Leader says U.S. falsified drug case against general
MEXICO CITY — One day after Mexico’s Attorney General’s Office announced it was dropping the drug trafficking case against its former defense secretary, Mexico President Andres Manuel Lopez Obrador said Friday that the U.S. Drug Enforcement Administration had “fabricated” the accusations against retired Gen. Salvador Cienfuegos.
Lopez Obrador suggested there could have been political motivations behind U.S. authorities’ arrest of Cienfuegos at Los Angeles International Airport in October, noting that the investigation had been ongoing for years, but the arrest came shortly before U.S. presidential elections.
The president said Mexican prosecutors had dropped the case because the evidence shared by the United States did not prove he committed any crime.
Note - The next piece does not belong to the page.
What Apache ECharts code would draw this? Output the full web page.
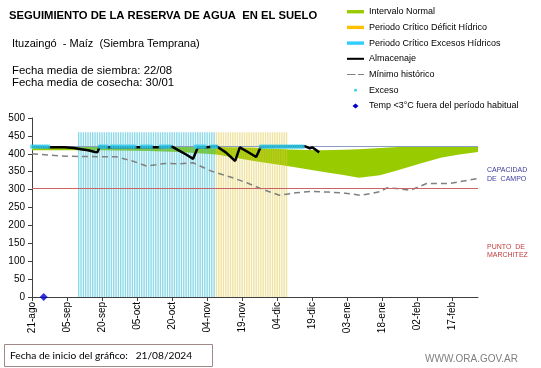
<!DOCTYPE html>
<html><head><meta charset="utf-8">
<script src="https://cdn.jsdelivr.net/npm/echarts@6/dist/echarts.min.js"></script>
<style>html,body{margin:0;padding:0;background:#fff}#c{width:541px;height:368px}</style>
</head><body><div id="c"></div>
<script>
// ---- data (x = days since 21/08/2024) ----
const xTickLabels = ['21-ago','05-sep','20-sep','05-oct','20-oct','04-nov','19-nov','04-dic','19-dic','03-ene','18-ene','02-feb','17-feb'];

const bandDays  = [0, 30, 50, 63, 79, 95, 110, 123, 134, 140, 149, 157, 166, 175, 183, 191];
const bandLower = [410,410,408,405,398,380,365,351,340,333,340,355,372,389,398,405];
const bandUpper = [420,420,420,420,419,417,412,410,411,413,416,419,420,420,420,421];

const minHistDays = [0,8,15,29,36,43,49,57,63,69,77,85,92,99,106,113,120,127,134,141,149,152,156,162,169,179,191];
const minHistMm   = [400,396,393,392,392,380,366,373,372,375,351,335,319,300,284,291,295,293,290,284,294,305,303,298,317,317,331];

const almDays = [0,8,14,18,21,24,27,28,29,33,45,55,60,63,66,69,71,75,79,83,87,89,93,96,98,117,119,120,123];
const almMm   = [420,418,418,416,413,410,405,404,420,418,418,418,420,409,398,386,418,418,421,404,380,418,403,391,420,421,415,418,404];

const excesoRanges = [[0,7],[29,32],[34,44],[47,51],[55,59],[70,74],[77,79],[98,116]];
const excesoMm = 420;
const tempDays = [5];
const tempMm = [0];

const periodoExcesos = [20,78];   // Periodo Crítico Excesos Hídricos
const periodoDeficit = [79,109];  // Periodo Crítico Déficit Hídrico
const periodoAltura = 460;

const capacidadCampo = 420;
const puntoMarchitez = 304;

// ---- build ----
const pair = (xs, ys) => xs.map((x,i)=>[x, ys[i]]);
const rangeBars = (r, v) => { const out=[]; for(let d=r[0]; d<=r[1]; d++) out.push([d, v]); return out; };
const excesoData = []; excesoRanges.forEach(r=>{ for(let d=r[0]; d<=r[1]; d++) excesoData.push([d, excesoMm]); });

const chart = echarts.init(document.getElementById('c'), null, {renderer:'canvas'});
const FONT = 'Arial, "Liberation Sans", sans-serif';
const SW = 'path://M0,0H20V4H0Z';
chart.setOption({
  animation:false,
  backgroundColor:'#fff',
  grid:{left:32, right:63, top:118, bottom:71, containLabel:false, outerBoundsMode:'none'},
  legend:{
    orient:'vertical', left:347, top:6.2, padding:0, itemWidth:17, itemHeight:5, itemGap:4.7,
    selectedMode:false,
    textStyle:{fontSize:9, fontFamily:FONT, color:'#000', lineHeight:11},
    data:[
      {name:'Intervalo Normal', icon:SW, itemStyle:{color:'#99cc00', opacity:1}},
      {name:'Periodo Crítico Déficit Hídrico', icon:SW, itemStyle:{color:'#ffc000', opacity:1}},
      {name:'Periodo Crítico Excesos Hídricos', icon:SW, itemStyle:{color:'#33ccff', opacity:1}},
      {name:'Almacenaje', icon:'path://M0,0H20V2.4H0Z', itemStyle:{color:'#000', opacity:1}},
      {name:'Mínimo histórico', icon:'path://M0,1.8H10V3.2H0ZM13,1.8H20V3.2H13ZM0,0M20,5', itemStyle:{color:'#808080', opacity:1}},
      {name:'Exceso', icon:'path://M0,0M20,5M8.5,1H11.5V4H8.5Z', itemStyle:{color:'#33ccee', opacity:1}},
      {name:'Temp <3°C fuera del período habitual', icon:'path://M0,-0.5M20,5.5M10,-0.5L13.6,2.5L10,5.5L6.4,2.5Z', itemStyle:{color:'#0000cc', opacity:1}}
    ]
  },
  xAxis:{
    type:'value', min:0, max:191, interval:15,
    axisLine:{show:true, lineStyle:{color:'#404040', width:1}},
    axisTick:{show:true, length:4, lineStyle:{color:'#404040'}, customValues: xTickLabels.map((_,i)=>i*15)},
    axisLabel:{rotate:90, fontSize:10, fontFamily:FONT, color:'#000', margin:5,
      customValues: xTickLabels.map((_,i)=>i*15),
      formatter:v=>{ const i=Math.round(v/15); return xTickLabels[i]||''; }},
    splitLine:{show:false}
  },
  yAxis:{
    type:'value', min:0, max:500, interval:50,
    name:'Milímetros', nameLocation:'middle', nameGap:22, nameRotate:90,
    nameTextStyle:{fontSize:7, fontFamily:FONT, color:'#000'},
    axisLine:{show:true, lineStyle:{color:'#404040', width:1}},
    axisTick:{show:true, length:4, lineStyle:{color:'#404040'}},
    axisLabel:{fontSize:10, fontFamily:FONT, color:'#000', margin:7},
    splitLine:{show:false}
  },
  series:[
    {name:'Intervalo Normal', type:'custom', data:pair(bandDays, bandUpper), encode:{x:0, y:1},
     itemStyle:{color:'#99cc00'}, z:1, clip:true,
     renderItem:(params, api)=>{
       if (params.dataIndex !== 0) return null;
       const pts = [];
       for (let i=0;i<bandDays.length;i++) pts.push(api.coord([bandDays[i], bandUpper[i]]));
       for (let i=bandDays.length-1;i>=0;i--) pts.push(api.coord([bandDays[i], bandLower[i]]));
       return {type:'polygon', shape:{points:pts}, style:{fill:'#99cc00'}};
     }},
    {name:'Periodo Crítico Excesos Hídricos', type:'bar', data:rangeBars(periodoExcesos, periodoAltura),
     barWidth:1.4, barGap:'-100%', itemStyle:{color:'rgba(64,192,216,0.6)'}, z:2},
    {name:'Periodo Crítico Déficit Hídrico', type:'bar', data:rangeBars(periodoDeficit, periodoAltura),
     barWidth:1.4, barGap:'-100%', itemStyle:{color:'rgba(224,200,64,0.5)'}, z:2},
    {name:'limites', type:'line', data:[], symbol:'none', z:3,
     markLine:{silent:true, symbol:'none', label:{show:false},
       data:[{yAxis:capacidadCampo, lineStyle:{color:'#8a9cc4', width:1, type:'solid'}},
             {yAxis:puntoMarchitez, lineStyle:{color:'#c86464', width:1, type:'solid'}}]}},
    {name:'Mínimo histórico', type:'line', data:pair(minHistDays, minHistMm), symbol:'none',
     lineStyle:{color:'#808080', width:1.5, type:[6,4]}, itemStyle:{color:'#808080'}, z:4},
    {name:'Almacenaje', type:'line', data:pair(almDays, almMm), symbol:'none',
     lineStyle:{color:'#000', width:2.5}, itemStyle:{color:'#000'}, z:5},
    {name:'Exceso', type:'scatter', data:excesoData, symbol:'rect', symbolSize:[3.5,4],
     itemStyle:{color:'#33ccee'}, z:6, clip:false},
    {name:'Temp <3°C fuera del período habitual', type:'scatter', data:pair(tempDays, tempMm), symbol:'diamond',
     symbolSize:8, itemStyle:{color:'#0000cc'}, z:7, clip:false}
  ],
  graphic:[
    {type:'text', x:9, y:16, style:{text:'SEGUIMIENTO DE LA RESERVA DE AGUA  EN EL SUELO', font:'bold 11.25px '+FONT, fill:'#000', verticalAlign:'middle'}},
    {type:'text', x:12, y:44, style:{text:'Ituzaingó  - Maíz  (Siembra Temprana)', font:'11px '+FONT, fill:'#000', verticalAlign:'middle'}},
    {type:'text', x:12, y:70.5, style:{text:'Fecha media de siembra: 22/08', font:'11.4px '+FONT, fill:'#000', verticalAlign:'middle'}},
    {type:'text', x:12, y:83, style:{text:'Fecha media de cosecha: 30/01', font:'11.4px '+FONT, fill:'#000', verticalAlign:'middle'}},
    {type:'text', x:487, y:170, style:{text:'CAPACIDAD', font:'7px '+FONT, fill:'#3c3ca0', verticalAlign:'middle'}},
    {type:'text', x:487, y:179, style:{text:'DE  CAMPO', font:'7px '+FONT, fill:'#3c3ca0', verticalAlign:'middle'}},
    {type:'text', x:487, y:247, style:{text:'PUNTO  DE', font:'7px '+FONT, fill:'#c03c3c', verticalAlign:'middle'}},
    {type:'text', x:487, y:255, style:{text:'MARCHITEZ', font:'7px '+FONT, fill:'#c03c3c', verticalAlign:'middle'}},
    {type:'rect', shape:{x:4.5, y:344.5, width:208, height:22}, style:{fill:'#fff', stroke:'#a08888', lineWidth:1}},
    {type:'text', x:10, y:355.5, style:{text:'Fecha de inicio del gráfico:   21/08/2024', font:'10.2px Lato, "Open Sans", sans-serif', fill:'#000', verticalAlign:'middle'}},
    {type:'text', x:425, y:359, style:{text:'WWW.ORA.GOV.AR', font:'10px '+FONT, fill:'#808080', verticalAlign:'middle'}}
  ]
});
</script></body></html>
In a statement Thursday night, the Mexican Attorney General’s Office went beyond just announcing it was closing the case. Its statement cleared the general entirely. It said Cienfuegos had not been found to have any illicit or abnormal income, nor was any evidence found “that he had issued any order to favor the criminal group in question.”
Lopez Obrador has given the military more responsibility and power than any president in recent history, relying on it to build massive infrastructure projects and most recently to distribute the COVID19 vaccine, in addition to its expanded security responsibilities.
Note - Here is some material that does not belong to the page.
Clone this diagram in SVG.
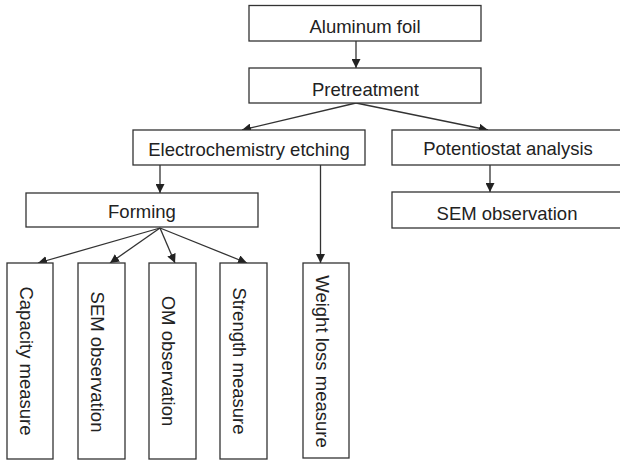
<svg xmlns="http://www.w3.org/2000/svg" width="620" height="461" viewBox="0 0 620 461">
<defs>
<marker id="ah" viewBox="0 0 10 10" refX="10" refY="5" markerWidth="9" markerHeight="9" markerUnits="userSpaceOnUse" orient="auto">
<path d="M0,0 L10,5 L0,10 z" fill="#222"/>
</marker>
<style>
.box{fill:#fff;stroke:#333;stroke-width:1.3}
.t{font-family:"Liberation Sans",Arial,sans-serif;font-size:18.5px;fill:#222;text-anchor:middle}
.c{stroke:#333;stroke-width:1.3;fill:none;marker-end:url(#ah)}
</style>
</defs>
<rect width="620" height="461" fill="#fff"/>
<g id="connectors">
<line class="c" x1="356" y1="41" x2="356" y2="68"/>
<line class="c" x1="356" y1="103" x2="242" y2="130"/>
<line class="c" x1="356" y1="103" x2="488" y2="130"/>
<line class="c" x1="160" y1="165" x2="160" y2="193"/>
<line class="c" x1="320.5" y1="165" x2="320.5" y2="263"/>
<line class="c" x1="490" y1="165" x2="490" y2="192"/>
<line class="c" x1="160" y1="228" x2="38" y2="263"/>
<line class="c" x1="160" y1="228" x2="110" y2="263"/>
<line class="c" x1="160" y1="228" x2="175" y2="263"/>
<line class="c" x1="160" y1="228" x2="247" y2="263"/>
</g>
<g id="aluminum">
<rect class="box" x="249" y="5.5" width="232" height="35.5"/>
<text class="t" x="365" y="33">Aluminum foil</text>
</g>
<g id="pretreatment">
<rect class="box" x="249" y="68" width="232" height="35"/>
<text class="t" x="365.5" y="96">Pretreatment</text>
</g>
<g id="etching">
<rect class="box" x="133" y="130" width="232" height="35"/>
<text class="t" x="249" y="155.5">Electrochemistry etching</text>
</g>
<g id="potentiostat">
<rect class="box" x="392" y="130" width="234" height="35"/>
<text class="t" x="508" y="155">Potentiostat analysis</text>
</g>
<g id="sem-right">
<rect class="box" x="392" y="192" width="234" height="36"/>
<text class="t" x="507" y="220">SEM observation</text>
</g>
<g id="forming">
<rect class="box" x="26" y="193" width="232" height="34"/>
<text class="t" x="142" y="217.5">Forming</text>
</g>
<g id="capacity">
<rect class="box" x="7" y="263" width="46" height="196"/>
<text class="t" transform="translate(20,361) rotate(90)">Capacity measure</text>
</g>
<g id="sem-left">
<rect class="box" x="78" y="263" width="47" height="196"/>
<text class="t" transform="translate(91,362) rotate(90)">SEM observation</text>
</g>
<g id="om">
<rect class="box" x="149" y="263" width="47" height="196"/>
<text class="t" transform="translate(162,361) rotate(90)">OM observation</text>
</g>
<g id="strength">
<rect class="box" x="220" y="263" width="47" height="196"/>
<text class="t" transform="translate(233,361) rotate(90)">Strength measure</text>
</g>
<g id="weight">
<rect class="box" x="303" y="263" width="46" height="195"/>
<text class="t" transform="translate(316,361.5) rotate(90)">Weight loss measure</text>
</g>
</svg>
Cienfuegos was arrested in Los Angeles in October, after he was secretly indicted by a federal grand jury in New York in 2019. He was accused of conspiring with the H2 cartel in Mexico to smuggle thousands of kilos of cocaine, heroin, methamphetamine and marijuana while he was defense secretary from 2012 to 2018.
Prosecutors said intercepted messages showed that Cienfuegos accepted bribes in exchange for ensuring the military did not take action against the cartel and that operations were initiated against its rivals. He was also accused of introducing cartel leaders to corrupt Mexican officials.
Under the pressure of Mexico’s implicit threats to restrict or expel U.S. agents, U.S. prosecutors dropped their case so Cienfuegos could be returned to Mexico and investigated under Mexican law.
Mike Vigil, the Drug Enforcement Administration’s former chief of international operations, said clearing Cienfuegos “could be the straw that broke the camel’s back as far as U.S.Mexico cooperation in counterdrug activities.”